Recep Tayyip Erdogan od kilku dni regularnie zabiera głos w sprawie konfliktu Izraela i Hamasu. Prezydent Turcji daje przy tym sygnał, że bliżej mu do strony palestyńskiej. Tym razem Erdogan stwierdził, że „działania zbrojne bardziej przypominają morderstwo, a nie wojnę”.
Turecki prezydent w opublikowanym na Twitterze oświadczeniu stwierdził, że „nie ma zgody na masowe mordowanie cywilów”. Zaznaczył, że w jego opinii „wojna przypomina bardziej zbiorowe zabójstwo niż działania wojskowe”.
Otwarcie sprzeciwiamy się zabijaniu cywilów na terytorium Izraela. Nigdy nie zaakceptujemy masowej masakry niewinnych ludzi w Gazie w wyniku ciągłego bombardowania – przekazał Erdogan.
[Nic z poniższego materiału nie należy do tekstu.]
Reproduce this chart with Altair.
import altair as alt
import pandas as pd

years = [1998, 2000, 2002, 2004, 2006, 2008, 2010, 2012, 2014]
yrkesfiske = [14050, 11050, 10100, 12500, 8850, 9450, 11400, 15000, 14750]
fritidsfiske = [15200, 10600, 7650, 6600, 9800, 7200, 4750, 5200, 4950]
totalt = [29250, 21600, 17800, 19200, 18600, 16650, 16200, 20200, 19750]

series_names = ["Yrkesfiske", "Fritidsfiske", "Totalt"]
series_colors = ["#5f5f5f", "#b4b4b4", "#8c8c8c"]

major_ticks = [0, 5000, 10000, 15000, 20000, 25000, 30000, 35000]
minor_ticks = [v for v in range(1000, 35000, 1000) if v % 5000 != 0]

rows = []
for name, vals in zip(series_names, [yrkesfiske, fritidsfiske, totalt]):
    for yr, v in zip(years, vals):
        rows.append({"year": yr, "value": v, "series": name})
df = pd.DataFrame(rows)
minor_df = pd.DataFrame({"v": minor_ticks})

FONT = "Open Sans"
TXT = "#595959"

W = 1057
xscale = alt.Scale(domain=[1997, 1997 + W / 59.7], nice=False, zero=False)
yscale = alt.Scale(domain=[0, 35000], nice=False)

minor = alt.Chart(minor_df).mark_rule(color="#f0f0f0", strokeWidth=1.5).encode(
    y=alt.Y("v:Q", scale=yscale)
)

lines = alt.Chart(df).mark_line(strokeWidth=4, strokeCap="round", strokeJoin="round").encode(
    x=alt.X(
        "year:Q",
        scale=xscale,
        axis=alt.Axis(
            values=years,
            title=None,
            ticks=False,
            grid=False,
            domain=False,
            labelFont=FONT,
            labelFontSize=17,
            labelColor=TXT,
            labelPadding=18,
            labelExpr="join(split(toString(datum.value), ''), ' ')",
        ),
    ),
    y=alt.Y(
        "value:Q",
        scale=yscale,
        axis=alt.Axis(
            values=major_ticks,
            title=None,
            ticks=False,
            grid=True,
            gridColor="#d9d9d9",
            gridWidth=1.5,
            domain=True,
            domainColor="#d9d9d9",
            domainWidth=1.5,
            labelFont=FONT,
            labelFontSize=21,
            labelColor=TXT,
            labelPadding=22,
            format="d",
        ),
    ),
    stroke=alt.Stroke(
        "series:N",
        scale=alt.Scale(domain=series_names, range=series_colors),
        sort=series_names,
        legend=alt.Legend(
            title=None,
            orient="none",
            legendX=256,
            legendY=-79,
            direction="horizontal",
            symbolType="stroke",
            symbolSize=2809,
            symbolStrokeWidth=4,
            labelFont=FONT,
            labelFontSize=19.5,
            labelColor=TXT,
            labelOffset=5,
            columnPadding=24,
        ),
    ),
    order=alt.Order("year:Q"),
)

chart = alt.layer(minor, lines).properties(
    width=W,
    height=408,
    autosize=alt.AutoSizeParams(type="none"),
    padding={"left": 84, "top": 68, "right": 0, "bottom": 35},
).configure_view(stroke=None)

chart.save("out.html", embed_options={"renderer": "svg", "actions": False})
Następnie rozwiał wątpliwości, kogo uważa za największego agresora w konflikcie. Przekazał sprzeciw wobec „odcinania ludności palestyńskiej wody, gazu, prądu czy wejść i wyjść z budynków”.
Bomby cały czas niszczą budynki cywilne. Samoloty ostrzeliwują ludzi uciekających po ulicach. To nieproporcjonalne i bezpodstawne ataki Izraela na Strefę Gazy. Mogą zepchnąć to państwo bardzo nisko w hierarchii światowej polityki. Izrael może upaść w oczach opinii publicznej na świecie – dodał prezydent Turcji.
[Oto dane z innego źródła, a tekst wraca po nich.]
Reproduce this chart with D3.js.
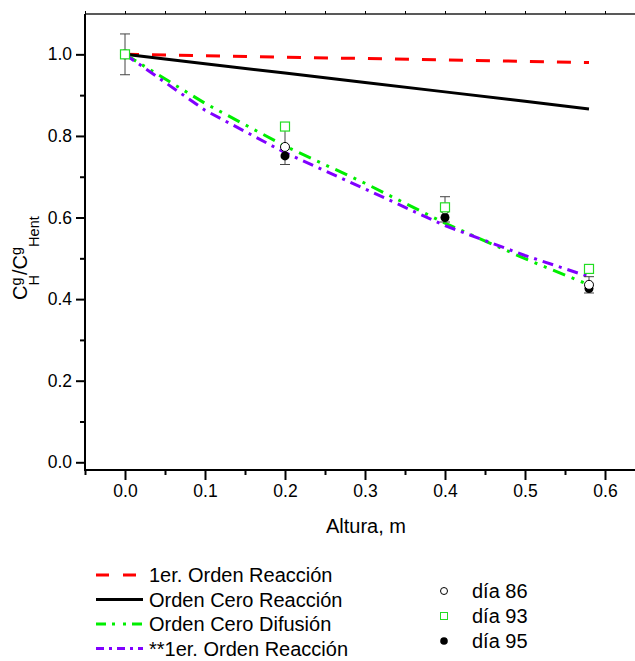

Erdogan zagroził Izraelowi, że ich „lekkomyślna polityka zmierzająca ku łamaniu podstawowych praw człowieka i jego wolności, a także łamanie składanych obietnicy nie przyniesie dobrych rezultatów”.
Przypomnijmy, że Turcja oficjalnie jest zwolennikiem powstania wolnego państwa Palestyna. Do tego też wzywał Recep Erdogan podczas niedzielnego przemówienia. Przywódca jednej z największych armii NATO uważa, że stolicą Palestyny powinna być Jerozolima. To sprzeczne m.in. z wizją Stanów Zjednoczonych.